_THE EXERCISE_
Begin at the top of the entries below and write out every line through the one containing "const oddTicks = [1,3,5,7,9,11,13,15,17,19,21,23];", excluding pictures.

** BEGIN SUPPLIED RECORDS **

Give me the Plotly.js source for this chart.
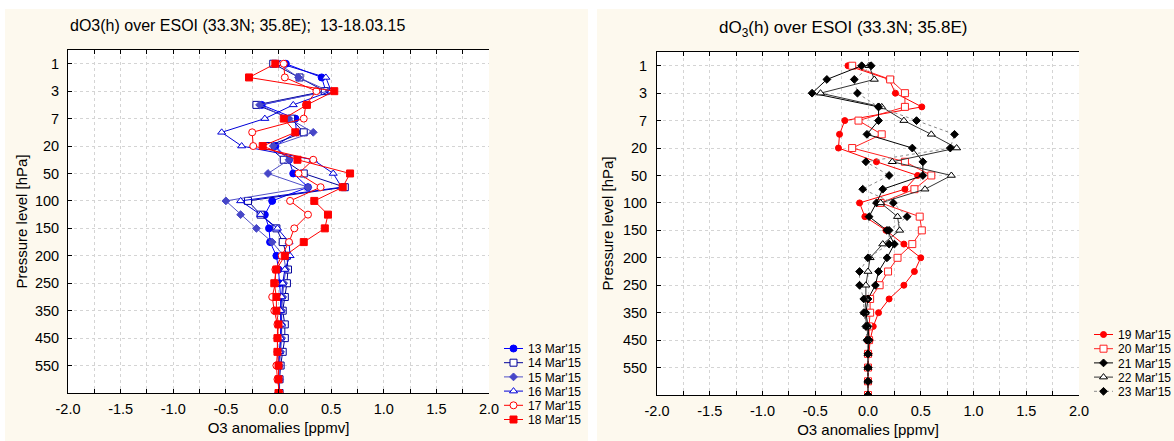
<!DOCTYPE html>
<html>
<head>
<meta charset="utf-8">
<script src="https://cdn.plot.ly/plotly-3.0.1.min.js"></script>
<style>
html,body{margin:0;padding:0;background:#ffffff;width:1174px;height:441px;overflow:hidden;}
#p1{position:absolute;left:5px;top:9px;width:583px;height:432px;}
#p2{position:absolute;left:597px;top:9px;width:577px;height:432px;}
</style>
</head>
<body>
<div id="p1"></div>
<div id="p2"></div>
<script>
// Pressure levels (hPa) in plotting order, and the ones that carry labels
const levels = ['1','2','3','5','7','10','20','30','50','70','100','125','150','175','200','225','250','300','350','400','450','500','550','600','650'];
const levelTicks = ['1','3','7','20','50','100','150','200','250','350','450','550'];
const oddTicks = [1,3,5,7,9,11,13,15,17,19,21,23];

// Left panel: 13-18 Mar 2015 ozone anomalies [ppmv]
const names1 = ["13 Mar'15","14 Mar'15","15 Mar'15","16 Mar'15","17 Mar'15","18 Mar'15"];
const d13 = [0.07,0.41,0.45,-0.16,0.16,0.17,-0.03,0.10,0.14,0.28,-0.06,-0.13,-0.09,-0.08,-0.02,0.00,0.01,0.02,0.02,0.02,0.02,0.01,0.00,0.00,0.00];
const d14 = [-0.05,0.20,0.44,-0.21,0.12,0.24,-0.10,0.05,0.24,0.63,-0.29,-0.17,-0.02,0.04,0.08,0.09,0.08,0.06,0.04,0.06,0.06,0.04,0.02,0.01,0.01];
const d15 = [0.00,0.19,0.48,-0.18,0.10,0.33,-0.05,0.10,-0.10,0.28,-0.50,-0.36,-0.21,-0.06,0.05,0.07,0.05,0.04,0.03,0.03,0.03,0.02,0.01,0.01,0.00];
const d16 = [0.02,0.45,0.50,0.14,-0.13,-0.54,-0.35,0.33,0.52,0.60,-0.36,-0.17,-0.01,0.10,0.11,0.06,0.04,0.03,0.02,0.03,0.02,0.01,0.00,0.00,0.00];
const d17 = [0.05,0.06,0.36,0.26,0.24,-0.25,-0.24,0.33,0.19,0.40,0.11,0.28,0.15,0.10,0.03,-0.03,-0.03,-0.06,-0.04,-0.01,-0.01,-0.01,-0.02,-0.01,0.01];
const d18 = [-0.03,-0.28,0.53,0.27,0.05,0.16,-0.15,0.18,0.68,0.61,0.34,0.47,0.44,0.24,0.06,-0.02,-0.04,-0.02,-0.02,0.00,-0.01,-0.01,0.00,0.00,0.00];

// Right panel: 19-23 Mar 2015
const names2 = ["19 Mar'15","20 Mar'15","21 Mar'15","22 Mar'15","23 Mar'15"];
const d19 = [-0.19,0.20,0.26,0.51,-0.22,-0.27,-0.28,0.08,0.47,0.35,-0.08,-0.03,0.17,0.34,0.50,0.44,0.34,0.20,0.10,0.05,0.02,0.01,0.00,0.00,0.00];
const d20 = [-0.15,0.21,0.35,0.35,-0.09,0.13,-0.15,0.35,0.60,0.44,0.12,0.49,0.51,0.42,0.28,0.19,0.11,0.02,0.02,0.01,0.01,0.00,0.00,0.00,0.00];
const d21 = [-0.06,-0.39,-0.53,0.10,0.10,-0.01,0.42,0.52,0.52,0.14,0.08,0.01,0.18,0.25,0.18,0.10,0.07,0.00,-0.02,0.00,0.01,0.00,0.00,0.00,0.00];
const d22 = [0.01,0.06,-0.45,0.13,0.34,0.60,0.84,0.23,0.79,0.54,0.12,0.28,0.30,0.14,0.02,0.00,-0.02,-0.02,-0.03,-0.01,0.00,0.00,0.00,0.00,0.00];
const d23 = [0.03,-0.13,-0.10,0.10,0.46,0.82,0.78,-0.02,0.20,-0.05,0.24,0.37,0.20,0.20,0.00,-0.08,-0.08,-0.04,-0.04,-0.02,-0.01,0.00,0.00,0.00,0.00];

const xTicks = [-2,-1.5,-1,-0.5,0,0.5,1,1.5,2];

const FONT = 'Liberation Sans, Arial, sans-serif';
const CREAM = '#fdf9ee';
const GRID = '#d4d4d4';

function tr(x, name, sym, mcol, fill, lcol, dash, size){
  return {
    type:'scatter', mode:'lines+markers', x:x, y:levels, name:name,
    line:{color:lcol, width:1, dash:dash||'solid'},
    marker:{symbol:sym, size:size||7, color:fill, line:{color:mcol, width:1}},
    cliponaxis:true
  };
}

function layoutFor(title, tsize, tx, ty, W, H, m, legX, legY, ystand, ytstand){
  return {
    width:W, height:H,
    margin:m,
    paper_bgcolor:CREAM, plot_bgcolor:'#ffffff',
    font:{family:FONT, size:14, color:'#000'},
    showlegend:true,
    title:{text:title, font:{family:FONT, size:tsize, color:'#000'}, xref:'container', x:tx/W, xanchor:'left', yref:'container', y:1-ty/H, yanchor:'middle'},
    xaxis:{
      range:[-2,2], tickvals:xTicks, ticktext:xTicks.map(v=>v.toFixed(1)),
      ticks:'inside', ticklen:4, tickcolor:'#000', mirror:'ticks',
      showline:true, linecolor:'#000', linewidth:1,
      showgrid:true, gridcolor:GRID, griddash:'dot', gridwidth:1, zeroline:false,
      minor:{dtick:0.25, tick0:0, showgrid:true, gridcolor:GRID, griddash:'dot', ticks:'inside', ticklen:4, tickcolor:'#000'},
      tickfont:{size:14.5}, ticklabelstandoff:3,
      title:{text:'O3 anomalies [ppmv]', font:{size:15}, standoff:6},
      fixedrange:true
    },
    yaxis:{
      type:'category', categoryorder:'array', categoryarray:levels,
      range:[levels.length-1, -1],
      tickvals:levelTicks, ticktext:levelTicks,
      ticks:'inside', ticklen:4, tickcolor:'#000',
      showline:true, linecolor:'#000', linewidth:1,
      showgrid:true, gridcolor:GRID, griddash:'dot', gridwidth:1, zeroline:false,
      tickfont:{size:14.5}, ticklabelstandoff:ystand,
      title:{text:'Pressure level [hPa]', font:{size:15}, standoff:ytstand},
      fixedrange:true
    },
    yaxis2:{
      overlaying:'y', side:'right', anchor:'x', type:'linear',
      range:[levels.length-1, -1], tickvals:oddTicks,
      ticks:'inside', ticklen:4, tickcolor:'#000', showticklabels:false,
      showline:true, linecolor:'#444', linewidth:2, showgrid:false, zeroline:false,
      fixedrange:true
    },
    legend:{xref:'container', yref:'container', x:legX/W, y:1-legY/H, xanchor:'left', yanchor:'top',
      bgcolor:'rgba(0,0,0,0)', font:{family:FONT, size:12, color:'#000'}, itemwidth:30, tracegroupgap:0},
    hovermode:false
  };
}

function tighten(gd, step){
  const items = gd.querySelectorAll('.legend .traces');
  items.forEach((g,i)=>{
    g.setAttribute('transform','translate(0,'+(9.5 + i*step)+')');
    const ln = g.querySelector('path.js-line');
    if(ln) ln.setAttribute('d','M5,0h19');
    const pts = g.querySelectorAll('.legendpoints path.scatterpts');
    pts.forEach(p=>p.setAttribute('transform','translate(14.5,0)'));
    const tx = g.querySelector('text.legendtext');
    if(tx) tx.setAttribute('x','29');
  });
}

const traces1 = [
  tr(d13, names1[0], 'circle', '#0000ff', '#0000ff', '#0000ff'),
  tr(d14, names1[1], 'square', '#00009a', '#ffffff', '#00009a'),
  tr(d15, names1[2], 'diamond', '#4646c8', '#4646c8', '#5050c8', 'solid', 6),
  tr(d16, names1[3], 'triangle-up', '#0000d8', '#ffffff', '#0000d8'),
  tr(d17, names1[4], 'circle', '#ff0000', '#ffffff', '#ff0000'),
  tr(d18, names1[5], 'square', '#ff0000', '#ff0000', '#ff0000')
];
const traces2 = [
  tr(d19, names2[0], 'circle', '#ff0000', '#ff0000', '#ff0000', 'solid', 6),
  tr(d20, names2[1], 'square', '#ff2020', '#ffffff', '#ff2020'),
  tr(d21, names2[2], 'diamond', '#000000', '#000000', '#000000', 'solid', 6),
  tr(d22, names2[3], 'triangle-up', '#000000', '#ffffff', '#333333'),
  tr(d23, names2[4], 'diamond', '#000000', '#000000', '#8a8a8a', 'dot', 6)
];

const L1 = layoutFor('dO3(h) over ESOI (33.3N; 35.8E);  13-18.03.15', 16, 65, 16, 583, 432, {l:63, r:99, t:41, b:48, pad:0}, 494, 330, 5, 3);
const L2 = layoutFor('dO<sub>3</sub>(h) over ESOI (33.3N; 35.8E)', 17, 122, 18, 577, 432, {l:60, r:95, t:43, b:46, pad:0}, 492, 316, 6, 5);

Plotly.newPlot('p1', traces1, L1, {staticPlot:true, displayModeBar:false}).then(gd=>tighten(gd,14.2));
Plotly.newPlot('p2', traces2, L2, {staticPlot:true, displayModeBar:false}).then(gd=>tighten(gd,14.2));
</script>
</body>
</html>
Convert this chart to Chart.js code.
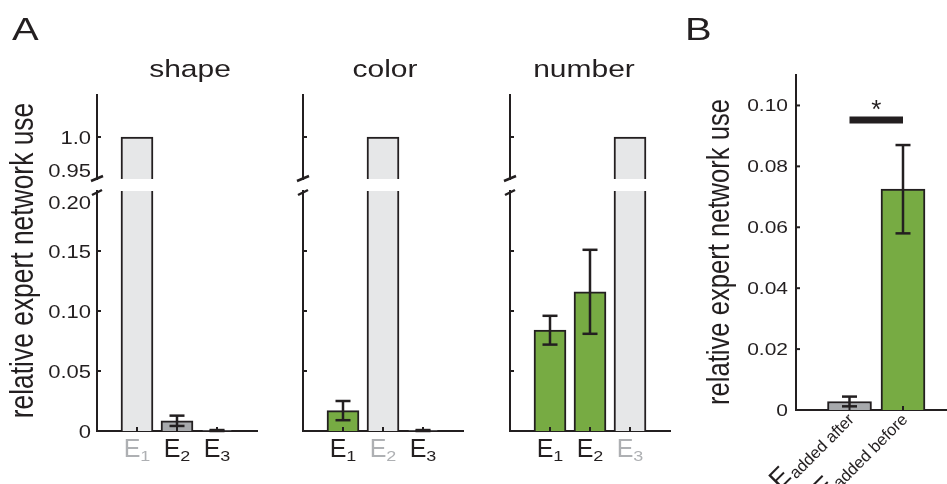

** END SUPPLIED RECORDS **

_RESPONSE TO THE TASK_
Give me the Plotly.js source for this chart.
<!DOCTYPE html>
<html>
<head>
<meta charset="utf-8">
<script src="https://cdn.plot.ly/plotly-3.0.1.min.js"></script>
<style>
html,body{margin:0;padding:0;background:#ffffff;width:1174px;height:441px;overflow:hidden;}
#p1{position:absolute;left:5px;top:9px;width:583px;height:432px;}
#p2{position:absolute;left:597px;top:9px;width:577px;height:432px;}
</style>
</head>
<body>
<div id="p1"></div>
<div id="p2"></div>
<script>
// Pressure levels (hPa) in plotting order, and the ones that carry labels
const levels = ['1','2','3','5','7','10','20','30','50','70','100','125','150','175','200','225','250','300','350','400','450','500','550','600','650'];
const levelTicks = ['1','3','7','20','50','100','150','200','250','350','450','550'];
const oddTicks = [1,3,5,7,9,11,13,15,17,19,21,23];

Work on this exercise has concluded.